Do you like Wikipedia? Are you a fan of obscenely wealthy educational institutions with unspeakable power? Then you’ll love the job listing that just went up at Harvard. They’re hiring a Wikipedian-in-Residence. It pays by the hour.
You might be wondering what exactly a Wikipedian-in-Residence does, and you’d be wise to wonder whether or not it’s a real job. More on that in a second. Indeed, a Wikipedian-in-Residence handles all things Wikipedia for institutions or companies.
The specific position at Harvard is in the university’s rare books library, so there’s a bit of an archival bend to this one — and an emphasis on assistance based on the word “assistant” in Harvard’s job title. With line items like “adding sources for existing pages” and “creating new pages on notable topics”, the job doesn’t sound too taxing.
Best of all, Harvard’s Wikipedian-in-Resident will also upload more content to the public domain for all to enjoy.
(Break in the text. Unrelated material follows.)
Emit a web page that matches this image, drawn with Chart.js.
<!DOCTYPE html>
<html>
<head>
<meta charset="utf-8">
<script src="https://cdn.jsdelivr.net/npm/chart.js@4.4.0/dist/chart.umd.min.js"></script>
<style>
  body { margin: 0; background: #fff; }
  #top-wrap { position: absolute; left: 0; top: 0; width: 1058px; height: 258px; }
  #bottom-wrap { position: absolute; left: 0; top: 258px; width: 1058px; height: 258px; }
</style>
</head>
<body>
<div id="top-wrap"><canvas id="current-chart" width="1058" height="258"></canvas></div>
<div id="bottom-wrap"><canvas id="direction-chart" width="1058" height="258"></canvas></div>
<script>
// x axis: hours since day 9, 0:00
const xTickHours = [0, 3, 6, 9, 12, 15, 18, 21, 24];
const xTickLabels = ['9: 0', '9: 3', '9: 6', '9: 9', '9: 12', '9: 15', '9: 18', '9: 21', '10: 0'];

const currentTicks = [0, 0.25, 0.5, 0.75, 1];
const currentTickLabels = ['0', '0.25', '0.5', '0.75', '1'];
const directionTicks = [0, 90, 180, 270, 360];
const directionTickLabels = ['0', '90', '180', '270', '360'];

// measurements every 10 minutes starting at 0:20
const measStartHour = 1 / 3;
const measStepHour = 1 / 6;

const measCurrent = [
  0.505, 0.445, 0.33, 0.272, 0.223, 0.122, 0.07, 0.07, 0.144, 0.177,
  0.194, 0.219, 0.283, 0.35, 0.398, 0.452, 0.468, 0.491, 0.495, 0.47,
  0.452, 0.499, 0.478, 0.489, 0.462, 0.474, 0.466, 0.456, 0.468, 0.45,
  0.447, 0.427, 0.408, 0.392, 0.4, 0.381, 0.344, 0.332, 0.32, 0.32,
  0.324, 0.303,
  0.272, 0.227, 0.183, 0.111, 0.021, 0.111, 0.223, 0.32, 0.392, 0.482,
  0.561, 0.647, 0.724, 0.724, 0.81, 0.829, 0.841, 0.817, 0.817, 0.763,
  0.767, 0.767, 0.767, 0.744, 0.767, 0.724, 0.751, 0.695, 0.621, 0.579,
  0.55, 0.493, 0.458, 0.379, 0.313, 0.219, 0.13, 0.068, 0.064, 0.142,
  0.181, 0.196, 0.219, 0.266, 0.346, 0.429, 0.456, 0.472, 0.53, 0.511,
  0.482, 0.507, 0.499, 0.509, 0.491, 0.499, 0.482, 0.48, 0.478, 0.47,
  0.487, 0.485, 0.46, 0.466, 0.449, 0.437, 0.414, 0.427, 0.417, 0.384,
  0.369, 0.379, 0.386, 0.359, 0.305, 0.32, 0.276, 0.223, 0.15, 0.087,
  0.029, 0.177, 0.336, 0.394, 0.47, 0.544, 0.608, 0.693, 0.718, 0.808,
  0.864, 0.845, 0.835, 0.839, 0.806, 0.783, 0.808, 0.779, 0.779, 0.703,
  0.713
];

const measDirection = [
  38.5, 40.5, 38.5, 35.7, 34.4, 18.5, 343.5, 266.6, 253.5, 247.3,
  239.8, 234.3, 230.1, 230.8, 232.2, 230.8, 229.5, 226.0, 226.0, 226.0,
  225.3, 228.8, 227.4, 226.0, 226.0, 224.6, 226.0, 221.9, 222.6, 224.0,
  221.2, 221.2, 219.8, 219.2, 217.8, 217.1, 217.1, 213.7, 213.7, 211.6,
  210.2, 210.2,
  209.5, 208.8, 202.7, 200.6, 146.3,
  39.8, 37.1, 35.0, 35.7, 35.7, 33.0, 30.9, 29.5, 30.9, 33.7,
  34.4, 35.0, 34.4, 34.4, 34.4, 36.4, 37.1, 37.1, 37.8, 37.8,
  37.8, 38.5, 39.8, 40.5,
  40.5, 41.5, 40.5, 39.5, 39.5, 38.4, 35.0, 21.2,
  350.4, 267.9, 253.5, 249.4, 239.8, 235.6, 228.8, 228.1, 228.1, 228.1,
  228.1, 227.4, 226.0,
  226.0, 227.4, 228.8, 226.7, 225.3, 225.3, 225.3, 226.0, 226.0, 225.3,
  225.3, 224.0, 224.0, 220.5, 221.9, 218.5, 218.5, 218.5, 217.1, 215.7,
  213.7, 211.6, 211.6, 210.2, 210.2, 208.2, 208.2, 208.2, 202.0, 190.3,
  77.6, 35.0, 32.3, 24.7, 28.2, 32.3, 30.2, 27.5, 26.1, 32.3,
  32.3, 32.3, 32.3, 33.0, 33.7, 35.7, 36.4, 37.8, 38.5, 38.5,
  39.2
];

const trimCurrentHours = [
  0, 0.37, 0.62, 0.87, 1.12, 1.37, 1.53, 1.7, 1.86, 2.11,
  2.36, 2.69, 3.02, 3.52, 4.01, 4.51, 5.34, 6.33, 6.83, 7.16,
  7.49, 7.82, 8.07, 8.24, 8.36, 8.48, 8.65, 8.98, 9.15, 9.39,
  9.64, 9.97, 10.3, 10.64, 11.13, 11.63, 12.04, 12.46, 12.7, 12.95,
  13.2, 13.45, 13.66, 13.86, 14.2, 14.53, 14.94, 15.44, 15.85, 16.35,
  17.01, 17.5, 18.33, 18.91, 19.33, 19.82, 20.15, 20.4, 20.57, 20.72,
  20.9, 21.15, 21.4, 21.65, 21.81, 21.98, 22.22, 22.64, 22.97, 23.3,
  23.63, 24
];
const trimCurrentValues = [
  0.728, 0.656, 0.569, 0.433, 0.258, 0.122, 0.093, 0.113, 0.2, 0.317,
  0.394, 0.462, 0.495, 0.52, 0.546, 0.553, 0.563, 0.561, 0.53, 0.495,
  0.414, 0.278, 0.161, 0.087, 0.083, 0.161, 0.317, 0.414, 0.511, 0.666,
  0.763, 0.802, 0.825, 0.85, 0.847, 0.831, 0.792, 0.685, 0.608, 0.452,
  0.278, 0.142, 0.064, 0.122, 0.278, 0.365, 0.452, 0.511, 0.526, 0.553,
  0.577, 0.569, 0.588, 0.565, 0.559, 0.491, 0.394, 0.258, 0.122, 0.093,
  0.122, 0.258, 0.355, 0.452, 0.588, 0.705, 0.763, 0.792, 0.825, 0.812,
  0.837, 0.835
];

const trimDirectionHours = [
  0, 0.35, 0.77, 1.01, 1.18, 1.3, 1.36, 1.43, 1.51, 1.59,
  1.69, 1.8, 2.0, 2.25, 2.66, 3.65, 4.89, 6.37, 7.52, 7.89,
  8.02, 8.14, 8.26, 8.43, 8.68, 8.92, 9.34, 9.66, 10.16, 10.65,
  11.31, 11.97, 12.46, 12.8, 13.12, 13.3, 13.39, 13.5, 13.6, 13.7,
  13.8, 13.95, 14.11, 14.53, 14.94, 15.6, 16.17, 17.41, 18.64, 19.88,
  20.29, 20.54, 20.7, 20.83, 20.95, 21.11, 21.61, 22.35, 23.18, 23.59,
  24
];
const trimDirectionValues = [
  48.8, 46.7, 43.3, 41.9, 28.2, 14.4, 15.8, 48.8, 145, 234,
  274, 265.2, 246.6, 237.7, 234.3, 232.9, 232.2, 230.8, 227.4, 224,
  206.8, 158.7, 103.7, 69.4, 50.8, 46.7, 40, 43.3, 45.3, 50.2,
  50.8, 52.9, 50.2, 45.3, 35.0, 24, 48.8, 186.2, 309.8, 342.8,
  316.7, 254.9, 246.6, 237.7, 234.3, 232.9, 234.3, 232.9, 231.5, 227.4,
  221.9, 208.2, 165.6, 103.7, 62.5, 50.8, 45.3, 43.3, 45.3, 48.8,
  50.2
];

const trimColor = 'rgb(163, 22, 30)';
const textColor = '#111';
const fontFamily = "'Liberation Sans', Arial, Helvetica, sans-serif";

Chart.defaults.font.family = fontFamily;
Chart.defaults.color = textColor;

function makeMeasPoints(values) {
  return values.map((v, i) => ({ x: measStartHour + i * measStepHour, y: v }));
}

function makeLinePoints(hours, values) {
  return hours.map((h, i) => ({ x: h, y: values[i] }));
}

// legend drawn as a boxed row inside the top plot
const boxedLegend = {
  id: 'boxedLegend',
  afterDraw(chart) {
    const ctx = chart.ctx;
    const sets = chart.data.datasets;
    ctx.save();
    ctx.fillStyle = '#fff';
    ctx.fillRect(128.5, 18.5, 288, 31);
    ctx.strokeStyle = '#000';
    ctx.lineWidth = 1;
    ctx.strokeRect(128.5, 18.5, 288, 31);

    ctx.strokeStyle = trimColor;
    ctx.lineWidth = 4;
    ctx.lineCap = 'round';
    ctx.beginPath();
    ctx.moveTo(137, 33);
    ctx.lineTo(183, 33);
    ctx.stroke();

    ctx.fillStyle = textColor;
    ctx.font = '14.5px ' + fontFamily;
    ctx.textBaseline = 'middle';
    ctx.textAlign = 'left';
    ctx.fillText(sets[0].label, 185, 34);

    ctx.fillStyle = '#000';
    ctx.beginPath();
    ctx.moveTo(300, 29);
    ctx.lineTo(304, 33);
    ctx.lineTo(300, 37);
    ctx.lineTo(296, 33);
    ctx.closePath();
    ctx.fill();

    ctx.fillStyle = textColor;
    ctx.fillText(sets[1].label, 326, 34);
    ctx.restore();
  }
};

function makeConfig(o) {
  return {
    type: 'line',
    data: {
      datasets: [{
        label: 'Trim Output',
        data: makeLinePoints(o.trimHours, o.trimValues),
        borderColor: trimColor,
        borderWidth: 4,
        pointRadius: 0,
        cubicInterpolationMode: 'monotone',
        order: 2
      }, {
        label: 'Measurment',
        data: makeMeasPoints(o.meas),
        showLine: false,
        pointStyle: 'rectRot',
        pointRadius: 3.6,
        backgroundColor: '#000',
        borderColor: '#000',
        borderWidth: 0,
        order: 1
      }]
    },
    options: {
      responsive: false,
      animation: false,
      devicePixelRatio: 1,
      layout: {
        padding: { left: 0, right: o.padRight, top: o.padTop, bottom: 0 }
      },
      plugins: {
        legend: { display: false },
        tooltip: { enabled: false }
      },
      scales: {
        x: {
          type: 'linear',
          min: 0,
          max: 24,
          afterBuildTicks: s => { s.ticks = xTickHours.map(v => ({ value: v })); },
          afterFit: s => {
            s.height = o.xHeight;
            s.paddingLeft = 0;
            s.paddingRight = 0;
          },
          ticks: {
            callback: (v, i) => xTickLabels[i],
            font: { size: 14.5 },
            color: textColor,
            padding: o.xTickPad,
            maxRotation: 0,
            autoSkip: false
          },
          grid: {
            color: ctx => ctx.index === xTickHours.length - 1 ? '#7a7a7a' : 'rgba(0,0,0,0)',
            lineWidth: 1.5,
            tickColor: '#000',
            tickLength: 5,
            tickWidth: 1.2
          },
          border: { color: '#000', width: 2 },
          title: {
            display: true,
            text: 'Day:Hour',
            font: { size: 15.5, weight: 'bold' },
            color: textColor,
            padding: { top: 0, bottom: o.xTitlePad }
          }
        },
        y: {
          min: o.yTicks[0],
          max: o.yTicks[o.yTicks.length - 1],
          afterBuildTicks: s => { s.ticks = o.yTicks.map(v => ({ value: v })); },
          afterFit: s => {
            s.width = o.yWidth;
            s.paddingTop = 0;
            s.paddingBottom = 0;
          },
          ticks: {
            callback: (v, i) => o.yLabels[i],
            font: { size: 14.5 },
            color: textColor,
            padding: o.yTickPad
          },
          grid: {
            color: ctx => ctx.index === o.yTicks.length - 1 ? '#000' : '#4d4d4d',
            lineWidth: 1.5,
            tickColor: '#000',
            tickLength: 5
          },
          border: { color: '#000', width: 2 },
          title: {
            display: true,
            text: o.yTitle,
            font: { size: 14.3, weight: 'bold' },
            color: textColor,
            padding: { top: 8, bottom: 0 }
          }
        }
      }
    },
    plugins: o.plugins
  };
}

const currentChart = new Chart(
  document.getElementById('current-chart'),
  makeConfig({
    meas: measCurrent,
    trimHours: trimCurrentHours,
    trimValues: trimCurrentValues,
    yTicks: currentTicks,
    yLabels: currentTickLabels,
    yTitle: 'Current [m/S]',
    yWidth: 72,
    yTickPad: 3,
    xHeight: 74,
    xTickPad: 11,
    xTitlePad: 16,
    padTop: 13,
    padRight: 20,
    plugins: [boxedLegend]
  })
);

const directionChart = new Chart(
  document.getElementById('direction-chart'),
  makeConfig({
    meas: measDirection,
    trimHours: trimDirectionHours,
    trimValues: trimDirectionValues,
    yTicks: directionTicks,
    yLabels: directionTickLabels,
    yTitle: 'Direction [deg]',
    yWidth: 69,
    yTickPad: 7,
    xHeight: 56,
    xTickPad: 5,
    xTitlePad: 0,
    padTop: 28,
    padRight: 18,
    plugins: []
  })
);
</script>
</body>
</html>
And since Harvard has one of the world’s largest libraries, that’s potentially a lot of content. Oh, and as for qualifications: “Candidate must be a registered Wikipedian in good standing, with substantial experience in writing and editing Wikipedia articles, and possess knowledge of Wikipedia standards, culture and rules.”
In other words, the Wikipedian-in-Residence will act a little bit like a Wikipedia ambassador. That does not mean they’re there to make the institution look awesome on Wikipedia. In fact, according to Wikipedia’s own guidelines for such a position, a good Wikipedian-in-Residence “avoids conflicts of interest by not editing articles directly relating to the organisation.”
This is very much a real job though. Wikipedia lists several dozen institutions — including the Smithsonian, the British Library, and the Palace of Versailles — that have employed a Wikipedian-in-Residence. Many of them, however, were only for a limited time, and such is the case with Harvard. The job listing stipulates that the gig will only last 13 weeks. Pay is $US16 an hour.